Mary Jarrett Jackson, Detroit’s first Black female deputy police chief, told the Huffington Post that she has no plans to see the film.

Jackson, 86, joined the Detroit Police Department in 1958, and recalled vividly that the mostly White department didn’t hide its racist attitude.

During the riot, Jackson, a former Detroit police crime lab chief, did lab work on the Algiers Motel case. She remembered seeing the bodies of 17-year-old Carl Cooper, 19-year-old Aubrey Pollard and 18-year-old Fred Temple.

“The way they brutalized those Black men, I did the forensic work on that. There was lots of evidence, but they didn’t want that brought out,” she told The Post, adding that she doesn’t want to relive the experience.

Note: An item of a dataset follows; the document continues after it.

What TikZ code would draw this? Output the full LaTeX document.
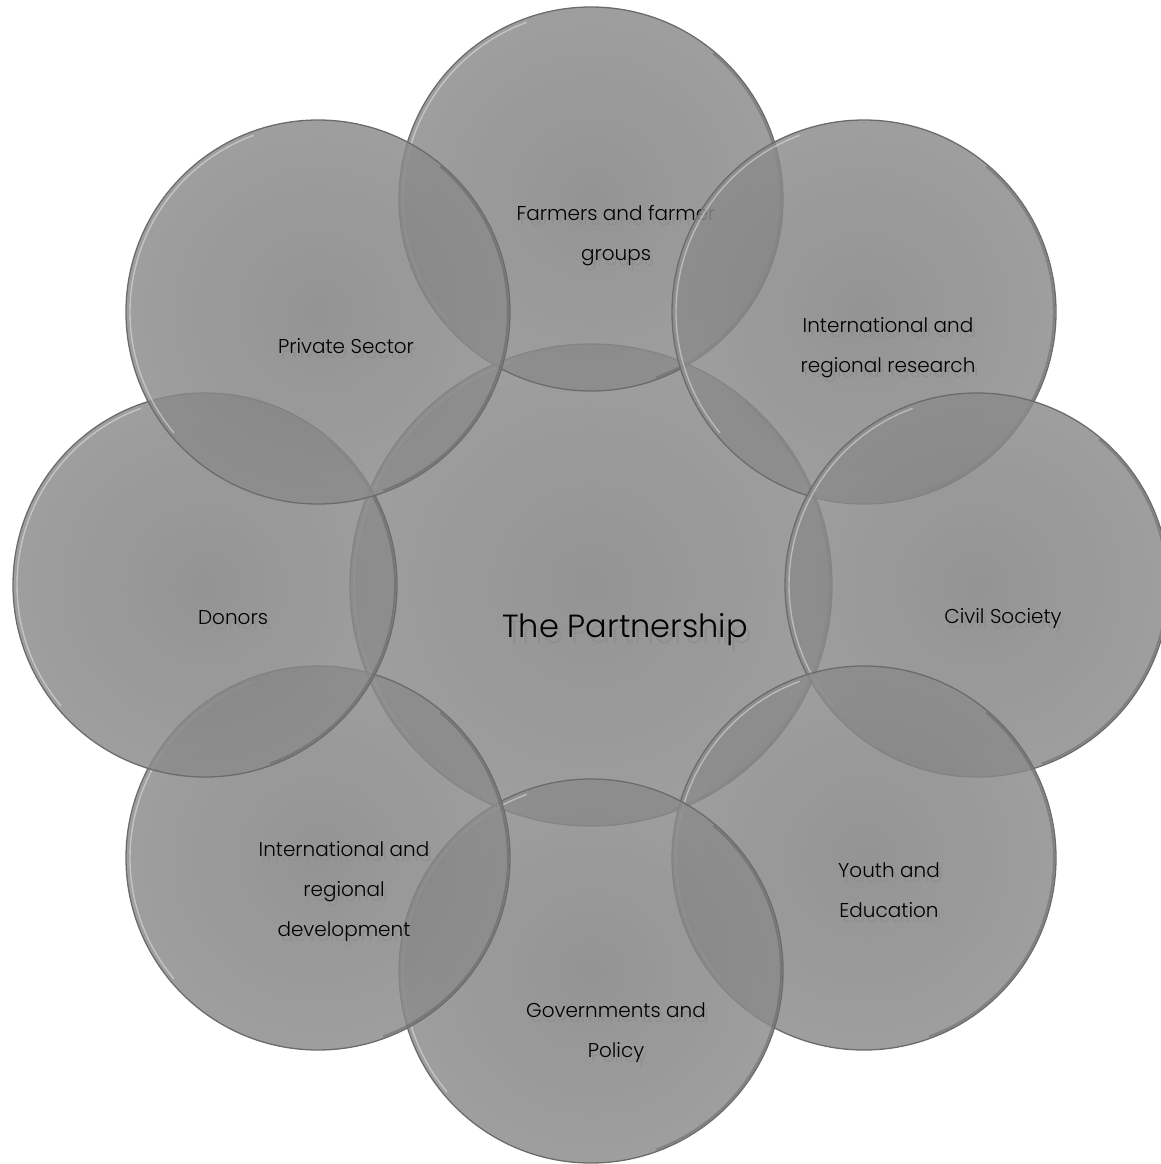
\documentclass[tikz,border=0pt]{standalone}
\usepackage{fontspec}
\setmainfont{Poppins Light}
\definecolor{cA}{gray}{0.5}
\definecolor{cB}{gray}{0.595}
\pgfdeclareradialshading{discshade}{\pgfpoint{0bp}{0bp}}{color(0bp)=(cA); color(50bp)=(cB)}
\tikzset{
  disc/.style={circle, inner sep=0pt, minimum size=#1, shading=discshade, fill opacity=0.84},
  rimline/.style={draw=black!58, line width=1.3pt},
  rimlight/.style={draw=white, line width=1.4pt, draw opacity=0.4},
  rimdark/.style={draw=black!70, line width=2pt, draw opacity=0.35},
  lbl/.style={font=\fontsize{20}{40}\selectfont, align=center, text=black, inner sep=0pt},
  lblshadow/.style={lbl, text=black!45, text opacity=0.7, xshift=3pt, yshift=-5pt},
  biglbl/.style={font=\fontsize{32}{36}\selectfont, align=center, text=black, inner sep=0pt},
  bigshadow/.style={biglbl, text=black!45, text opacity=0.7, xshift=4pt, yshift=-6pt},
}
\newcommand\ringof[2]{%
  \draw[rimline] (#1.center) circle[radius=#2];
  \draw[rimlight] (#1.center) ++(140:#2-4) arc[start angle=140,end angle=250,radius=#2-4];
  \draw[rimdark] (#1.center) ++(-50:#2-2) arc[start angle=-50,end angle=70,radius=#2-2];
}
\begin{document}
\begin{tikzpicture}[x=1pt,y=-1pt]
\useasboundingbox (0,0) rectangle (1161,1164);
% centre
\node[disc=482pt] (ctr) at (591,585) {};
\ringof{ctr}{241}
\node[bigshadow] (ctrs) at (625,630) {The Partnership};
\node[biglbl] (ctrl) at (625,630) {The Partnership};
% top
\node[disc=384pt] (ntop) at (591,199) {};
\ringof{ntop}{192}
\node[lblshadow] (ntops) at (616,236) {Farmers and farmer\\groups};
\node[lbl] (ntopl) at (616,236) {Farmers and farmer\\groups};
% top right
\node[disc=384pt] (ntr) at (864,312) {};
\ringof{ntr}{192}
\node[lblshadow] (ntrs) at (888,348) {International and\\regional research};
\node[lbl] (ntrl) at (888,348) {International and\\regional research};
% right
\node[disc=384pt] (nr) at (977,585) {};
\ringof{nr}{192}
\node[lblshadow] (nrs) at (1003,619) {Civil Society};
\node[lbl] (nrl) at (1003,619) {Civil Society};
% bottom right
\node[disc=384pt] (nbr) at (864,858) {};
\ringof{nbr}{192}
\node[lblshadow] (nbrs) at (889,890) {Youth and\\Education};
\node[lbl] (nbrl) at (889,890) {Youth and\\Education};
% bottom
\node[disc=384pt] (nb) at (591,971) {};
\ringof{nb}{192}
\node[lblshadow] (nbs) at (616,1033) {Governments and\\Policy};
\node[lbl] (nbl) at (616,1033) {Governments and\\Policy};
% bottom left
\node[disc=384pt] (nbl2) at (318,858) {};
\ringof{nbl2}{192}
\node[lblshadow] (ndevs) at (344,892) {International and\\regional\\development};
\node[lbl] (ndevl) at (344,892) {International and\\regional\\development};
% left
\node[disc=384pt] (nl) at (205,585) {};
\ringof{nl}{192}
\node[lblshadow] (nls) at (233,618) {Donors};
\node[lbl] (nll) at (233,618) {Donors};
% top left
\node[disc=384pt] (ntl) at (318,312) {};
\ringof{ntl}{192}
\node[lblshadow] (ntls) at (346,346) {Private Sector};
\node[lbl] (ntll) at (346,346) {Private Sector};
\end{tikzpicture}
\end{document}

Johnson stated that the White officers brutalized two White women who were with the Black men at the motel.

“They (the women) were willingly there. That upset the police,” Jackson told the outlet. “The officers divided those kids up and took them in different rooms, beat them up and did some awful things to their bodies by ramming things into their genitalia, up their anus.”

The officers—Ronald August, Robert Paille and David Senak—were charged with murder, conspiracy and federal civil rights violations, according to NPR. However, prosecutors never won convictions, leaving the families of the teen to search in vain for justice.